### EXERCISE DESCRIPTION
Go through the listing and return every line with "this" in it.

### DATA PROVIDED
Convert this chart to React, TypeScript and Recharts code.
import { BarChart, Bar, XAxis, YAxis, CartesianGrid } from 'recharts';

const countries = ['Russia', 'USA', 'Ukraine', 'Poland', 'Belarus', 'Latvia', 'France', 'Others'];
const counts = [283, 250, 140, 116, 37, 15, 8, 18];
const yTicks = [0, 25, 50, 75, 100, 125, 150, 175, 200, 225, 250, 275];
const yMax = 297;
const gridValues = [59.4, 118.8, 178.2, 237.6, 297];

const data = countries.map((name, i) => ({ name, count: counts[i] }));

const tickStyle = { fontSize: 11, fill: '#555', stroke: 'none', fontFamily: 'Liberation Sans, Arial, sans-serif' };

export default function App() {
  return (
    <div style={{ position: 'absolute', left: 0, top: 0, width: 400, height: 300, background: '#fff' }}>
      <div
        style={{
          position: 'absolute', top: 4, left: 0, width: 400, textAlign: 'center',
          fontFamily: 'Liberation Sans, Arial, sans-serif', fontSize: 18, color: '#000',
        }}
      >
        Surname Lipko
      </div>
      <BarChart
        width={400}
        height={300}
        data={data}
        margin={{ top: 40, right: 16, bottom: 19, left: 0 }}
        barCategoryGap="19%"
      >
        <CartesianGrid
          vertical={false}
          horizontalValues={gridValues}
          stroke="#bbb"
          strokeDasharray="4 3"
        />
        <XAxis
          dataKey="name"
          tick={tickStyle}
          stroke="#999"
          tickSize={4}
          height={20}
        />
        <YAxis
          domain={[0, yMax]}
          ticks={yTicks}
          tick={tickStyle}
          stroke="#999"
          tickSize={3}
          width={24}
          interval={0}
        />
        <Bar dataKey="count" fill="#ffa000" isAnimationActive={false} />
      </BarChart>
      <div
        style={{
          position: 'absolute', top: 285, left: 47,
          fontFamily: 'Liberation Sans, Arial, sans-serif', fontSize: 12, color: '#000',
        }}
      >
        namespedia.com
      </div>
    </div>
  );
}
==
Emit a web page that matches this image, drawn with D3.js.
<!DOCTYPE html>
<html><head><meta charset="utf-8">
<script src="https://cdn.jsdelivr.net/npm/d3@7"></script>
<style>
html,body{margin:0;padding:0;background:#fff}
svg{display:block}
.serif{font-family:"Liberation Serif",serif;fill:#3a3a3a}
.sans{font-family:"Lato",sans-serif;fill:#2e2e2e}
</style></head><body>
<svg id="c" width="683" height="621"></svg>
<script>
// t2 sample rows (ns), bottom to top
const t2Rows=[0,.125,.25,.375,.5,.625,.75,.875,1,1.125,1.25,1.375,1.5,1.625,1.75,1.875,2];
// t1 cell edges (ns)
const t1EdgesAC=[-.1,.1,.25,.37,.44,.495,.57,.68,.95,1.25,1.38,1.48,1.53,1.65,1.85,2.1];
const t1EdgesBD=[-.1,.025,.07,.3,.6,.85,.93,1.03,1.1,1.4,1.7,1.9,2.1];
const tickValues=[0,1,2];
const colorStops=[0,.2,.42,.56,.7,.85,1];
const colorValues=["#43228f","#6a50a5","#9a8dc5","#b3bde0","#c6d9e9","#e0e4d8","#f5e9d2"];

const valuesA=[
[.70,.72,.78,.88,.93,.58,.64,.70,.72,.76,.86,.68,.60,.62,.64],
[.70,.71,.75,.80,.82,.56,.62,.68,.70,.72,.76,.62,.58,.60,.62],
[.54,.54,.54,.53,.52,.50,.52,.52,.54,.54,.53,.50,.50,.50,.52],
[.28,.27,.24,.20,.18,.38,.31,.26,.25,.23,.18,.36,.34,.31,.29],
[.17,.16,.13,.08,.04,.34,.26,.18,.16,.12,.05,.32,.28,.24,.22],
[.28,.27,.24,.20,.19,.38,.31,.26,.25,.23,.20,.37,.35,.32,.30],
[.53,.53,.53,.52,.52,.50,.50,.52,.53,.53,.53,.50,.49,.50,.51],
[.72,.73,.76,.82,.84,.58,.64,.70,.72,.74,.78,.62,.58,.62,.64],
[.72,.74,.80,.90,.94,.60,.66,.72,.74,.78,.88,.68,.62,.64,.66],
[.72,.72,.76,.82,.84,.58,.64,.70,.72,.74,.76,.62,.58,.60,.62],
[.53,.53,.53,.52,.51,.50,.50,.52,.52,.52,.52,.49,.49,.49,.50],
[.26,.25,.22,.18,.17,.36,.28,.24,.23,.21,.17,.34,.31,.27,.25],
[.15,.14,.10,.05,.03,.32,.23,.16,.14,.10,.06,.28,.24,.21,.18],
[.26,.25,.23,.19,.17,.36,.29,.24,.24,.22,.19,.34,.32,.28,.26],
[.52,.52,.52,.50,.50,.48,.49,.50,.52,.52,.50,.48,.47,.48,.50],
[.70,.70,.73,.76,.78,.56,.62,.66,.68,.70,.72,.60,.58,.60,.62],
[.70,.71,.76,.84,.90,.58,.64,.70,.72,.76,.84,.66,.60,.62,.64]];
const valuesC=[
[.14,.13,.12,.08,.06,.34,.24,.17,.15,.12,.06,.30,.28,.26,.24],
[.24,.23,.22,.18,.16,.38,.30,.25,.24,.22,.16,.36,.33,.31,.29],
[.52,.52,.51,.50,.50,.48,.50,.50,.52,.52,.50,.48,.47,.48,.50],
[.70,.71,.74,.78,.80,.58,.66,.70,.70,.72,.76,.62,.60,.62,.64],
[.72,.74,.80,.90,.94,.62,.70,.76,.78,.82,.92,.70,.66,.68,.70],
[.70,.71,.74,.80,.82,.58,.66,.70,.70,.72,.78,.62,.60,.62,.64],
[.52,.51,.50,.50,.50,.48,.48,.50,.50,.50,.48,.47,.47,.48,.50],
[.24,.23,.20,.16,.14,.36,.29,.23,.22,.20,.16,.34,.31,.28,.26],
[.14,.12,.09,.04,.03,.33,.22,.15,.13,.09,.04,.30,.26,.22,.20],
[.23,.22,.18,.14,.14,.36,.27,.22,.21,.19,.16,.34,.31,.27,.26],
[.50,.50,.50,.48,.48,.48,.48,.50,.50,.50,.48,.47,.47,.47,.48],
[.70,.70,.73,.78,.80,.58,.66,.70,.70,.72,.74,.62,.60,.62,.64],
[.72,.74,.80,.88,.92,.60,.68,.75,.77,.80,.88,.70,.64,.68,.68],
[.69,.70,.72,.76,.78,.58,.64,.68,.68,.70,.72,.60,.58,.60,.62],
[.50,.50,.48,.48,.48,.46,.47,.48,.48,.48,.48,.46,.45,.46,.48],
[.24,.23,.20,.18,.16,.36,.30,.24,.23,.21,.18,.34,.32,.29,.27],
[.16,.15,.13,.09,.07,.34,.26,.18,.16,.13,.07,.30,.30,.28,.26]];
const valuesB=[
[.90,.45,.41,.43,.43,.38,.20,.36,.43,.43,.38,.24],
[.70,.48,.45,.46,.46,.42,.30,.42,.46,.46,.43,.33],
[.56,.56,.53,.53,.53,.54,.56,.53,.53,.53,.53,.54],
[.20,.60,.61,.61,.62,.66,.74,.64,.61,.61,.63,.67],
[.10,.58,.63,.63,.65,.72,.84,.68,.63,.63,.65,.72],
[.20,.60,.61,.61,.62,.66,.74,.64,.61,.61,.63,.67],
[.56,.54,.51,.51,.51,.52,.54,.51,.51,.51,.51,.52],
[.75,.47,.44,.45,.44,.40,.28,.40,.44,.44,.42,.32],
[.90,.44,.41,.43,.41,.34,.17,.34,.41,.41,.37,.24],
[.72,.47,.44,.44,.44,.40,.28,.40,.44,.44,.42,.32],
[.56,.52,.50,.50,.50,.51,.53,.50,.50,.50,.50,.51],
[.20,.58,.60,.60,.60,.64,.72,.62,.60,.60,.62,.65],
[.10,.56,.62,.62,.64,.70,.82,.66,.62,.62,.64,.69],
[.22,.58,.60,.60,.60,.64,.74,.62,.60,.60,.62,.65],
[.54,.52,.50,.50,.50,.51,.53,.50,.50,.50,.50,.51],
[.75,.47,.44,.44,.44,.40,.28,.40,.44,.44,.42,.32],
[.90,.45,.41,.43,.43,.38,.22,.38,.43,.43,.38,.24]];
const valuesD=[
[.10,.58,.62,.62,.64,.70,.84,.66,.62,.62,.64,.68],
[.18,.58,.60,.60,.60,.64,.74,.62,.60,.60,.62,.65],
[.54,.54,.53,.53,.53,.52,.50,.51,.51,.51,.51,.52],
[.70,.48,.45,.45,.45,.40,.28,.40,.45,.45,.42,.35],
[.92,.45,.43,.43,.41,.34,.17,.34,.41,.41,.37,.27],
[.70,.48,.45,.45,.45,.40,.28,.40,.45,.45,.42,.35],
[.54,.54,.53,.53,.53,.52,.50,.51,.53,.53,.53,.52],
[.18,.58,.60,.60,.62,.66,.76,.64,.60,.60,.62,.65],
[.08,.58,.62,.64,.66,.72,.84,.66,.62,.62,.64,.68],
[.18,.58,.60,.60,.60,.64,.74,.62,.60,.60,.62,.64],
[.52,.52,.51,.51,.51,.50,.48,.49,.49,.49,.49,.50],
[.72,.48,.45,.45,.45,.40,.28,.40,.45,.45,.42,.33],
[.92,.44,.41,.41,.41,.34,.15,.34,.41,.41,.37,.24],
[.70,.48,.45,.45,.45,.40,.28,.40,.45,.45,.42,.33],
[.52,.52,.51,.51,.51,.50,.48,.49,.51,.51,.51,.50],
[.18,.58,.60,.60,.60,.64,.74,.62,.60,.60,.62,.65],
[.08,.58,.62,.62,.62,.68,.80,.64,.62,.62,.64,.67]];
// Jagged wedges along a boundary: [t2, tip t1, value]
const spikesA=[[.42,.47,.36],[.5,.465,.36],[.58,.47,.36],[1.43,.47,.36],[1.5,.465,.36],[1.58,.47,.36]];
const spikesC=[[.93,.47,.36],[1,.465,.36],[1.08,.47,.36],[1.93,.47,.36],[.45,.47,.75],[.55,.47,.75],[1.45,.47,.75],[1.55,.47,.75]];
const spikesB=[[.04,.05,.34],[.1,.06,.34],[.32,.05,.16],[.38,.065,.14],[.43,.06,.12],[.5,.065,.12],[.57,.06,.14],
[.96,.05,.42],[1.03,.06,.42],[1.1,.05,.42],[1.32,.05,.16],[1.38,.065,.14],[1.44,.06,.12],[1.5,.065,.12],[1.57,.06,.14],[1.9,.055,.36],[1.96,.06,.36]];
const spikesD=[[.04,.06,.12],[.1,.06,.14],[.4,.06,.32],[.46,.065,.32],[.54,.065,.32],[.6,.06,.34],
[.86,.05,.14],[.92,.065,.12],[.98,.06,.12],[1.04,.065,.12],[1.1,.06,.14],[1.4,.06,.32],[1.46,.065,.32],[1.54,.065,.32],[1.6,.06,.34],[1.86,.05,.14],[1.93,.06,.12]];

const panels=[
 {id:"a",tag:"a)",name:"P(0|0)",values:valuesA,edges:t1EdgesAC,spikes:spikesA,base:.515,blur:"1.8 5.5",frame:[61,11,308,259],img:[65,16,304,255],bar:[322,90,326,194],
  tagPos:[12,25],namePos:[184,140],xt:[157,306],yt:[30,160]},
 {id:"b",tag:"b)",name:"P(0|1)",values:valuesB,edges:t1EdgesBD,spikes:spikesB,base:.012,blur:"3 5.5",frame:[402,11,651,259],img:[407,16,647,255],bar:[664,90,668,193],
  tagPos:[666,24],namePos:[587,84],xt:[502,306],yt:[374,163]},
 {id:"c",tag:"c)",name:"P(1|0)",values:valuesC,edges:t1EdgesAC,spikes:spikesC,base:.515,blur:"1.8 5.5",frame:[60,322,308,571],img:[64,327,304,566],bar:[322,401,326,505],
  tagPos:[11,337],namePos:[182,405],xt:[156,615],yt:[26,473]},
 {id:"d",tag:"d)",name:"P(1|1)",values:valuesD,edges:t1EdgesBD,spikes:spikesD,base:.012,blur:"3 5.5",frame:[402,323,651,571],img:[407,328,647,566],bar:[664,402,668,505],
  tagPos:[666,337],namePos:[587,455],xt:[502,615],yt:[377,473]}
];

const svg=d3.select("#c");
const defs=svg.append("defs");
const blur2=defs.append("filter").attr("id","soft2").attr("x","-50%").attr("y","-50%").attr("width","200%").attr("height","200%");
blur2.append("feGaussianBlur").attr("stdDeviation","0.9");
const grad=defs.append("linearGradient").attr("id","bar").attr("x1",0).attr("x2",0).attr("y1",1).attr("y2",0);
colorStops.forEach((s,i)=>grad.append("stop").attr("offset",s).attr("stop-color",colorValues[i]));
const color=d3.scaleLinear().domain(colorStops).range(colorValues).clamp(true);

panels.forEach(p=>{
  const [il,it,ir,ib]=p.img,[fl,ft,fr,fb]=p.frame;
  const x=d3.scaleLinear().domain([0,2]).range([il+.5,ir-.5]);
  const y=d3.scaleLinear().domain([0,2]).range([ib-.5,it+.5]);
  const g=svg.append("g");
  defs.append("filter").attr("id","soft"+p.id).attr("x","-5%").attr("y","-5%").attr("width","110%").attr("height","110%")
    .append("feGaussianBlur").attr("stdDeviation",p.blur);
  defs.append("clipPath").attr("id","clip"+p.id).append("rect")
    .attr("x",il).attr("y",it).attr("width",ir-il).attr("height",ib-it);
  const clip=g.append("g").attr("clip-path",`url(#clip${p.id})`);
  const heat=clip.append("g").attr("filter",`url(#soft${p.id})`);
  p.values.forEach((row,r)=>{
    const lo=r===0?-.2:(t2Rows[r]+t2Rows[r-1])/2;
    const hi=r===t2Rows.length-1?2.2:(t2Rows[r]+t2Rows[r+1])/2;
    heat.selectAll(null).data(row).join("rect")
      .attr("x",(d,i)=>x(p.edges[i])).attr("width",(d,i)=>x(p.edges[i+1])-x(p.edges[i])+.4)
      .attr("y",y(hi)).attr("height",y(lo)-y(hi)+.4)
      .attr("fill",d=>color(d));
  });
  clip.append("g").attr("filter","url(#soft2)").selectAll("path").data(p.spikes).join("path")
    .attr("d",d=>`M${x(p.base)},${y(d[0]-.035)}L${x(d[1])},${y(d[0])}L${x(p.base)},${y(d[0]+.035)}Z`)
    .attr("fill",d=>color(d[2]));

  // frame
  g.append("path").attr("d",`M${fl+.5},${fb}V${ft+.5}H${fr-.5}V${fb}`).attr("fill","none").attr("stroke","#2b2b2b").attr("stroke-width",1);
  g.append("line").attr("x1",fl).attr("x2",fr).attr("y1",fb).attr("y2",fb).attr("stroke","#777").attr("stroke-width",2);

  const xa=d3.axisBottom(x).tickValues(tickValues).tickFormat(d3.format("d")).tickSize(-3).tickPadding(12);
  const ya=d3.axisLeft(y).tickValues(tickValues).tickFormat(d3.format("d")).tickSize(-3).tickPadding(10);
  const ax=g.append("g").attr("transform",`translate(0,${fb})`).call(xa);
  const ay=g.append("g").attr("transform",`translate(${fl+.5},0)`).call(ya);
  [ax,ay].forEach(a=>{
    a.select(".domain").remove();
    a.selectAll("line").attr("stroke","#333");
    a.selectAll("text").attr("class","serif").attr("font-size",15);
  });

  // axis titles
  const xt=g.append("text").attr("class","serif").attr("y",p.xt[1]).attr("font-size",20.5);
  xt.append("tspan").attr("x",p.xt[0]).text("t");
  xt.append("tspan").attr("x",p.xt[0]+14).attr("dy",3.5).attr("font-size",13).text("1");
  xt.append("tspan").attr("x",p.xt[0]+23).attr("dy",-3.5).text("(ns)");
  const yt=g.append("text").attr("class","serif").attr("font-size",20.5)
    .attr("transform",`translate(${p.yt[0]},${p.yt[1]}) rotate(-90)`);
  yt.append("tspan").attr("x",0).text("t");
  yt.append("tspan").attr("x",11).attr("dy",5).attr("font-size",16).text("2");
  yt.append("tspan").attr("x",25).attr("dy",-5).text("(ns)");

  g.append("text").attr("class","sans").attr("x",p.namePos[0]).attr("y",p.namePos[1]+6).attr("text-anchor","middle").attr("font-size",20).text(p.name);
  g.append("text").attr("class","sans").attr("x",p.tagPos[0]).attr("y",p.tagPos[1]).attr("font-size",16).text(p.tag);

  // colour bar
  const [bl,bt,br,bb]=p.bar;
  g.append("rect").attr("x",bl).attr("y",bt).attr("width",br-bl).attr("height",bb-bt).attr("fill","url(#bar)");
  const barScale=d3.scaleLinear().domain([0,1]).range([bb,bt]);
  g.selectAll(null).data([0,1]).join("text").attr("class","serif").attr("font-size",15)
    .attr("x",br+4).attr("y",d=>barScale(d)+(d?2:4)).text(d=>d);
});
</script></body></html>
==
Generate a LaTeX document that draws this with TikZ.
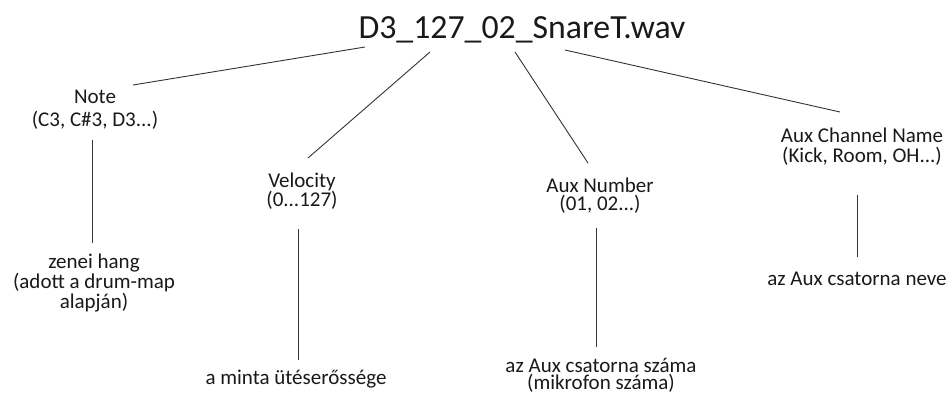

### WRITTEN SOLUTION
Convert this chart to React, TypeScript and Recharts code.
Emit a web page that matches this image, drawn with D3.js.
Generate a LaTeX document that draws this with TikZ.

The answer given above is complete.